Gerzura está em Portugal há 7 anos, veio do Brasil de propósito para se casar com Sérgio depois de ser conhecerem quando Gerzura visitou Portugal com amigos. “Nunca pensei ver uma coisa destas na minha vida, não temos esperança nenhuma que a nossa casa esteja de pé…”. A prioridade à atribuição de quartos era dada aos idosos e famílias com crianças e por isso nem 10 minutos passados e a família foi encaminhada para uma das salas de aulas. Será lá a sua casa, ou quarto. Pelo menos por uma noite.

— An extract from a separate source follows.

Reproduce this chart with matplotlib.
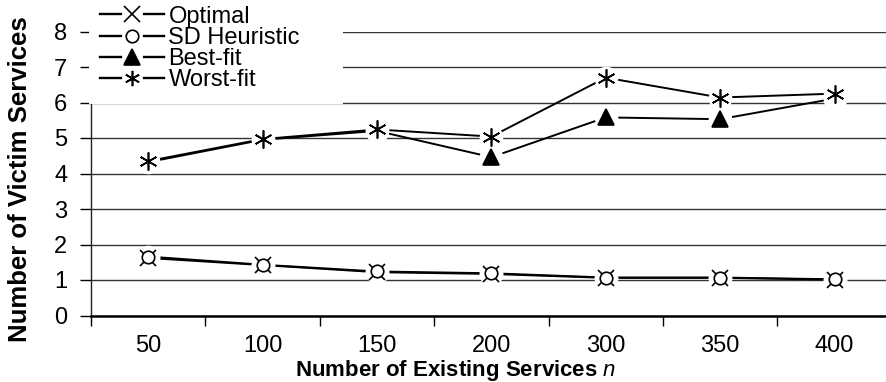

“Trouxe uma mangueira? Puxa, puxa”
Passam 35 minutos da meia noite. Uma das duas frentes do fogo, a do lado norte da vila, devido ao vento, começa a ameaçar as habitações já praticamente no centro da Vila de Monchique. Os habitantes, sem bombeiros por perto naquele momento, vêem-se obrigados a usar os seus próprios meios para controlar o avanço das chamas.
https://www.facebook.com/ObservadorOnTime/videos/1140421749455831/
“Isto está mau, muito mau. Há 50 anos que aqui vivo e nunca vi uma coisa destas à volta da minha casa. Parece o inferno na terra”, gritava Adelino Lourenço, de 78 anos, enquanto pedia mangueiras a vizinhos. “Eu não tenho mangueira, o vizinho de baixo tem mas não está cá, tenho de salvar a minha casa e a dele”.
Adelino acredita que as chamas não cheguem até sua casa mas tem medo das fagulhas e quer molhar a casa por isso mesmo. “As chamas não devem cá chegar”. Vinham vozes de todo o lado. Ninguém sabe onde vão buscar a crença e a coragem: “Vamos buscar, alguém há-de ter”. Foi Andreia Barradas quem trouxe a tão desejada e necessária mangueira ao Sr. Adelino. “Trouxe uma?! Puxem, puxem!”. Andreia tem 22 anos, é estudante, nasceu em Portimão, apesar de toda a sua família ser de Monchique. Explica que veio para a vila para ajudar no que conseguisse. E ajudou.
Depois de um início de noite de inferno às portas da Vila de Monchique, com o cair da madrugada a população começou a recolher às suas casas, deixando a vila praticamente deserta. O nascer do dia, esse, foi o “recomeçar uma vida nova, do zero” depois de um fogo que Monchique nunca tinha visto antes. E que ainda não acabou.